Twilight Magic 3, 2003

Her idea of idealism brought her closer the liberal canon, but left her far removed from realities of the society and of the painting. The reality of the society is in the struggle of the masses or the plight of the middle class, or their contribution in wining a war or superseding a predicament, all these subject seem not to have bothered the artist. Her paintings are a far cry from the real issues. As for the reality of the painting, it is amply found in her tendency to divide the white space into separate colour patches, and putting humans of disparate sizes and even drawing few morbid, leashed creatures leading their morbid owners who are crawling the canvas edges defying gravitation. The artist negotiated this reality for imposition of portraitures.
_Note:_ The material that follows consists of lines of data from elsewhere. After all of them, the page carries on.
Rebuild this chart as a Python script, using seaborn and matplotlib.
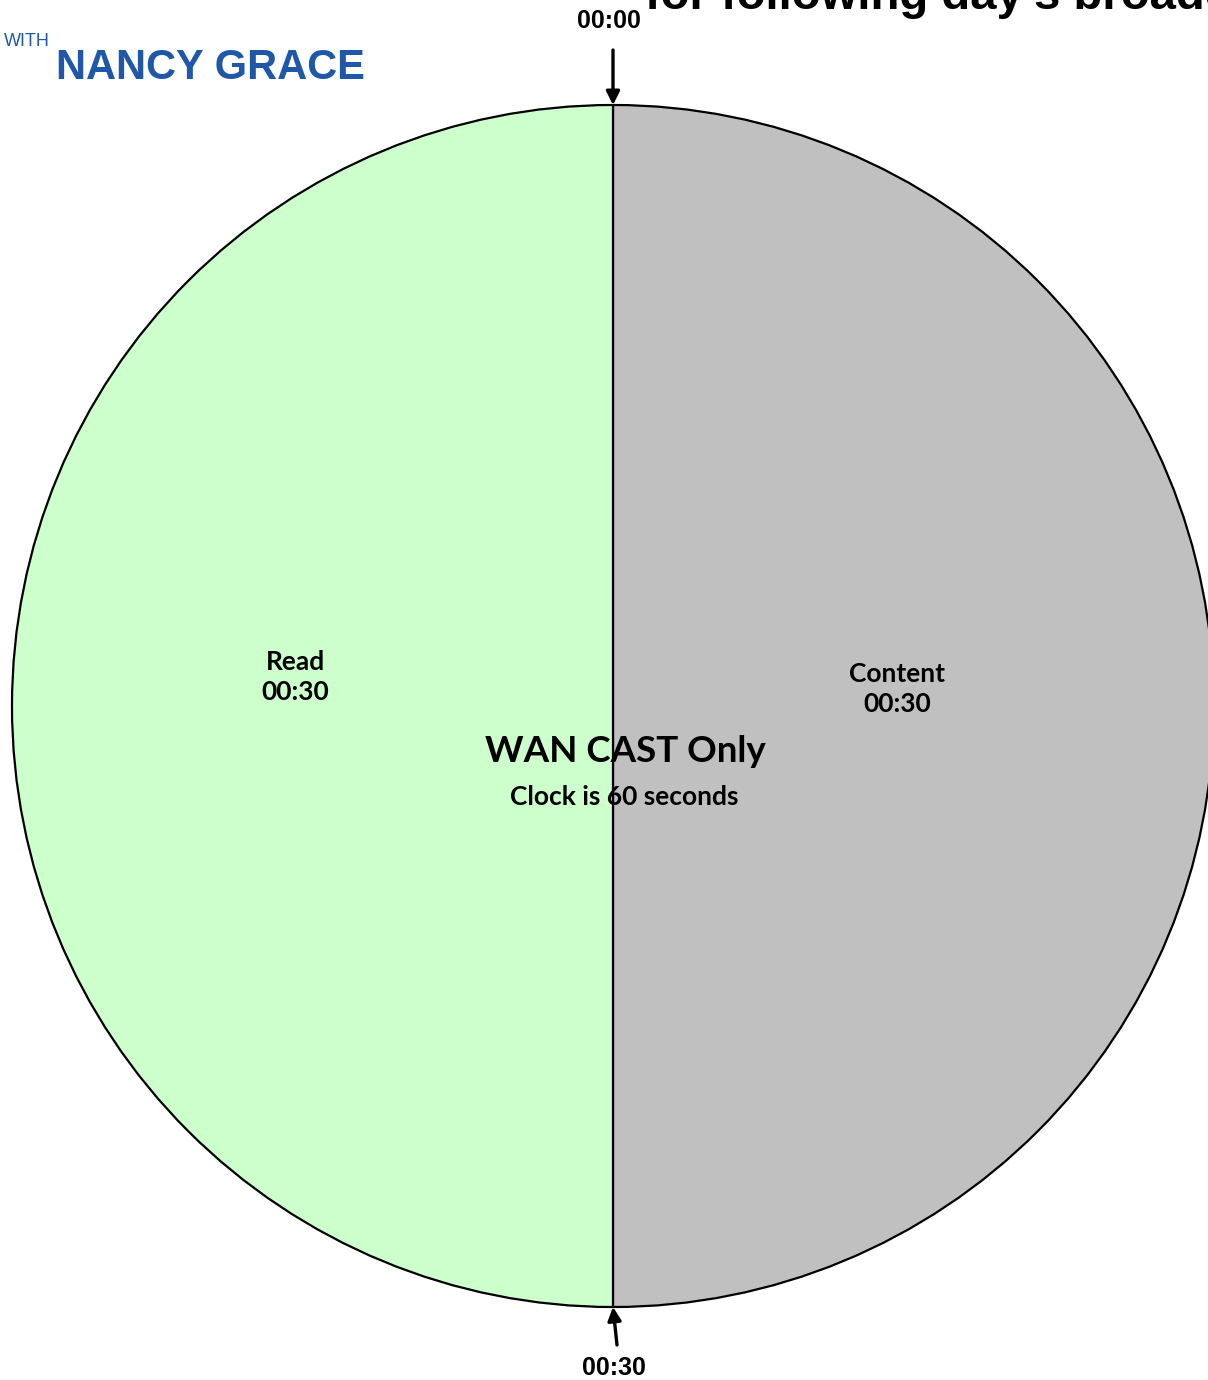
import matplotlib
matplotlib.use("Agg")
import matplotlib.pyplot as plt
import seaborn as sns

# ---- data ----
segments = ["Content", "Read"]
durations = [30, 30]            # seconds
segment_labels = ["Content\n00:30", "Read\n00:30"]
segment_colors = ["#C0C0C0", "#CCFFCC"]
time_marks = ["00:00", "00:30"]
center_title = "WAN CAST Only"
center_sub = "Clock is 60 seconds"
top_title = "for following day's broadcast"
logo_small = "WITH"
logo_big = "NANCY GRACE"

sns.set_theme(style="white")
plt.rcParams["font.family"] = ["Lato", "DejaVu Sans"]
plt.rcParams["text.color"] = "black"

W, H = 1208, 1380
fig = plt.figure(figsize=(W / 100, H / 100), dpi=100)
ax = fig.add_axes([0, 0, 1, 1])

cx, cy, r = 613, H - 706, 601
ax.pie(durations, colors=segment_colors, startangle=90, counterclock=False,
       center=(cx, cy), radius=r, frame=True,
       wedgeprops=dict(edgecolor="black", linewidth=1.6))
ax.set_xlim(0, W)
ax.set_ylim(0, H)
ax.set_aspect("equal")
ax.axis("off")

# segment labels
ax.text(897, H - 689, segment_labels[0], ha="center", va="center",
        fontsize=19, fontweight="bold", linespacing=1.3, color="black")
ax.text(295, H - 677, segment_labels[1], ha="center", va="center",
        fontsize=19, fontweight="bold", linespacing=1.3, color="black")

# center text
ax.text(625, H - 752, center_title, ha="center", va="center",
        fontsize=26.5, fontweight="bold", color="black")
ax.text(624, H - 797, center_sub, ha="center", va="center",
        fontsize=19, fontweight="bold", color="black")

# time marks + arrows
arial = ["Liberation Sans", "DejaVu Sans"]
ax.text(609, H - 21, time_marks[0], ha="center", va="center",
        fontsize=18, fontweight="bold", family=arial, color="black")
ax.text(614, H - 1368, time_marks[1], ha="center", va="center",
        fontsize=18, fontweight="bold", family=arial, color="black")
ax.annotate("", xy=(613, H - 105), xytext=(613, H - 50),
            arrowprops=dict(arrowstyle="-|>", color="black", lw=2.4,
                            mutation_scale=20, shrinkA=0, shrinkB=0))
ax.annotate("", xy=(613, H - 1307), xytext=(617, H - 1345),
            arrowprops=dict(arrowstyle="-|>", color="black", lw=2.4,
                            mutation_scale=20, shrinkA=0, shrinkB=0))

# title (cut at top, as in the reference)
ax.text(645, H - 9, top_title, ha="left", va="baseline",
        fontsize=34, fontweight="bold", family=arial, color="black")

# logo
ax.text(4, H - 42, logo_small, ha="left", va="center",
        fontsize=13, family=arial, color="#1F58A8")
ax.text(56, H - 68, logo_big, ha="left", va="center",
        fontsize=30, fontweight="bold", family=arial, color="#1F58A8")

fig.savefig("out.png", dpi=100)
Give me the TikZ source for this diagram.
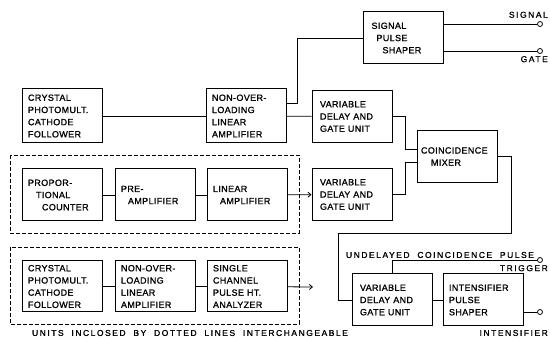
\documentclass[tikz,border=0pt]{standalone}
\usepackage{fontspec}
\setmainfont{Liberation Sans}
\newfontfamily\boxfont[LetterSpace=4,FakeBold=1.2]{Liberation Sans}
\newfontfamily\notefont[LetterSpace=18,WordSpace=2,FakeBold=1.2]{Liberation Sans}
\usetikzlibrary{arrows.meta}

\begin{document}
\begin{tikzpicture}[
    x=1pt, y=-1pt,
    unit/.style={draw, line width=1pt, minimum width=80pt, minimum height=52pt,
                 text width=68pt, inner xsep=6pt, align=left,
                 font=\boxfont\fontsize{9}{12.2}\selectfont},
    tall/.style={unit, minimum height=54pt},
    term/.style={draw, circle, line width=0.8pt, fill=white, inner sep=0pt, minimum size=5pt},
    note/.style={font=\notefont\fontsize{8.5}{10}\selectfont, inner sep=1pt},
    wire/.style={line width=0.8pt},
    feed/.style={wire, -{Straight Barb[length=3pt,width=5pt]}},
    grp/.style={line width=0.7pt, dash pattern=on 4pt off 2pt},
]
\useasboundingbox (0,0) rectangle (550,339);

% ---- top chain ----------------------------------------------------------------
\node[tall] (cryA) at (62,116)    {CRYSTAL\\PHOTOMULT.\\CATHODE\\FOLLOWER};
\node[tall] (nolA) at (246,116)   {NON-OVER-\\LOADING\\LINEAR\\AMPLIFIER};
\node[unit] (vdA)  at (352,116.5) {\hspace*{2pt}VARIABLE\\\hspace*{2pt}DELAY AND\\\hspace*{2pt}GATE UNIT};
\node[unit] (sps)  at (403.5,38)  {\hspace*{2pt}SIGNAL\\\hspace*{7pt}PULSE\\\hspace*{13pt}SHAPER};
\node[unit, text width=72pt, inner xsep=3pt] (mix) at (457,156.5)
      {COINCIDENCE\\\hspace*{10pt}MIXER};

% ---- proportional counter chain ----------------------------------------------
\node[unit] (prop) at (62,195)    {PROPOR-\\\hspace*{8pt}TIONAL\\\hspace*{14pt}COUNTER};
\node[unit] (pre)  at (155,195)   {PRE-\\\hspace*{7pt}AMPLIFIER};
\node[unit] (lin)  at (247,195)   {LINEAR\\\hspace*{7pt}AMPLIFIER};
\node[unit] (vdB)  at (352,194.5) {\hspace*{2pt}VARIABLE\\\hspace*{2pt}DELAY AND\\\hspace*{2pt}GATE UNIT};

% ---- alternative chain --------------------------------------------------------
\node[unit, minimum height=51pt] (cryB)  at (62,286.5)  {CRYSTAL\\PHOTOMULT.\\CATHODE\\FOLLOWER};
\node[unit, minimum height=51pt] (nolB)  at (155,286.5) {NON-OVER-\\LOADING\\LINEAR\\AMPLIFIER};
\node[unit, minimum height=51pt] (schan) at (247,286.5) {SINGLE\\CHANNEL\\PULSE HT.\\ANALYZER};

% ---- intensifier chain --------------------------------------------------------
\node[unit] (vdC) at (392,300) {\hspace*{2pt}VARIABLE\\\hspace*{2pt}DELAY AND\\\hspace*{2pt}GATE UNIT};
\node[unit] (ips) at (483,300) {INTENSIFIER\\PULSE\\SHAPER};

% ---- interchangeable groups ---------------------------------------------------
\draw[grp] (10,155) rectangle (299,233);
\draw[grp] (10,247) rectangle (299,324);
\node[note] (inter) at (190,333) {UNITS INCLOSED BY DOTTED LINES INTERCHANGEABLE};

% ---- outputs ------------------------------------------------------------------
\node[term] (tSig)  at (540,24)  {};
\node[term] (tGate) at (540,51)  {};
\node[term] (tTrig) at (540,260) {};
\node[term] (tInt)  at (540,312) {};
\node[note, anchor=south east] at (549,19)  {SIGNAL};
\node[note, anchor=north east] at (549,55)  {GATE};
\node[note, anchor=north east] at (549,264) {TRIGGER};
\node[note, anchor=east]       at (549,333) {INTENSIFIER};
\node[note] (undel) at (440,255) {UNDELAYED COINCIDENCE PULSE};

\coordinate (loop) at (338,233);
\coordinate (outB) at (313,287);

% ---- connectors ---------------------------------------------------------------
\draw[wire] (cryA) -- (nolA);
\draw[wire] (nolA) -- (vdA);
\draw[wire] ([yshift=13pt]nolA.east) -- ++(11,0) |- (sps.west);
\draw[wire] (sps.east |- tSig) -- (tSig);
\draw[wire] (sps.east |- tGate) -- (tGate);
\draw[wire] (vdA.east) -- ++(13,0) |- ([yshift=7pt]mix.west);
\draw[wire] (vdB.east) -- ++(13,0) |- ([yshift=-6pt]mix.west);
\draw[wire] (prop) -- (pre);
\draw[wire] (pre) -- (lin);
\draw[feed] (lin) -- (vdB);
\draw[wire] (cryB) -- (nolB);
\draw[wire] (nolB) -- (schan);
\draw[feed] (schan) -- (outB);
\draw[wire] (mix.east) -- ++(14,0) |- (loop) |- (vdC.west);
\draw[wire] (vdC.north) |- (tTrig);
\draw[wire] (vdC) -- (ips);
\draw[wire] (ips.east |- tInt) -- (tInt);

\end{tikzpicture}
\end{document}
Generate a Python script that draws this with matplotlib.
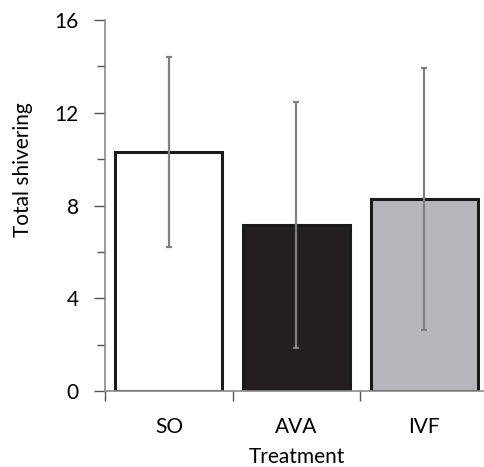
import numpy as np
import matplotlib.pyplot as plt

# Treatment groups and their mean total shivering with error
treatments = ["SO", "AVA", "IVF"]
means = [10.3, 7.15, 8.3]
errors = [4.1, 5.3, 5.65]
fills = ["white", "#231f20", "#b6b7ba"]

plt.rcParams['font.family'] = ['Lato', 'DejaVu Sans']

fig = plt.figure(figsize=(4.85, 4.67), dpi=100)
ax = fig.add_axes([105 / 485, 76 / 467, 383 / 485, 371 / 467])

x = np.arange(len(treatments))
ax.bar(x, means, width=0.84, color=fills, edgecolor="#1a1a1a", linewidth=2.2, zorder=2)
ax.errorbar(x, means, yerr=errors, fmt="none", ecolor="#808080",
            elinewidth=1.6, capsize=2.5, capthick=1.6, zorder=3)

ax.set_xlim(-0.5, 2.5)
ax.set_ylim(0, 16)

ax.set_yticks([0, 4, 8, 12, 16])
ax.set_yticks([2, 6, 10, 14], minor=True)
ax.tick_params(axis="y", which="major", length=8, width=1, color="#555555",
               labelsize=15, pad=11)
ax.tick_params(axis="y", which="minor", length=6, width=1, color="#555555")

# category labels at centers, tick marks at boundaries
ax.set_xticks(x)
ax.set_xticklabels(treatments)
ax.set_xticks([-0.5, 0.5, 1.5, 2.5], minor=True)
ax.tick_params(axis="x", which="major", length=0, labelsize=15, pad=19)
ax.tick_params(axis="x", which="minor", length=7, width=1, color="#555555")

for side in ["top", "right"]:
    ax.spines[side].set_visible(False)
for side in ["left", "bottom"]:
    ax.spines[side].set_color("#8a8a8a")
    ax.spines[side].set_linewidth(1.2)

ax.set_ylabel("Total shivering", fontsize=15, va="center")
ax.yaxis.set_label_coords(-0.214, 0.596)
ax.set_xlabel("Treatment", fontsize=15, va="center")
ax.xaxis.set_label_coords(0.5, -0.178)

fig.savefig("out.png", dpi=100)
Not that Zeba's burgeoning style is exclusively her own, not that it is even humanly possible to be that original. Her human figures are derivative, they are beholden to the works of Mahbubur Rahman and Saidul Haq Jwice, and many other Indian artist in this connection. She is a belatedly grown offshoot of that old figurative style.
Her illustration of illustrious humans as well as formal arrangement of colour patches undermine her tendency towards forging a figurative mode which is essentially anti elitist in origin and in look. In the picture No-17 and 16 she is free from the ghost of personality cult. But her formalism, arrangement of colour patches against white background, also play havoc with her stark expressionist mode. Her rigorous display of colour patches antagonises her spontenious linear style, which uses an abrasive language of art.
It is up to the artist to find the right voice. Fareha Zeba either needs to cater to the liberal ideas and taste or side with socially antagonistic mode, the choice is hers.

This Show was held from June-20-27, 2003.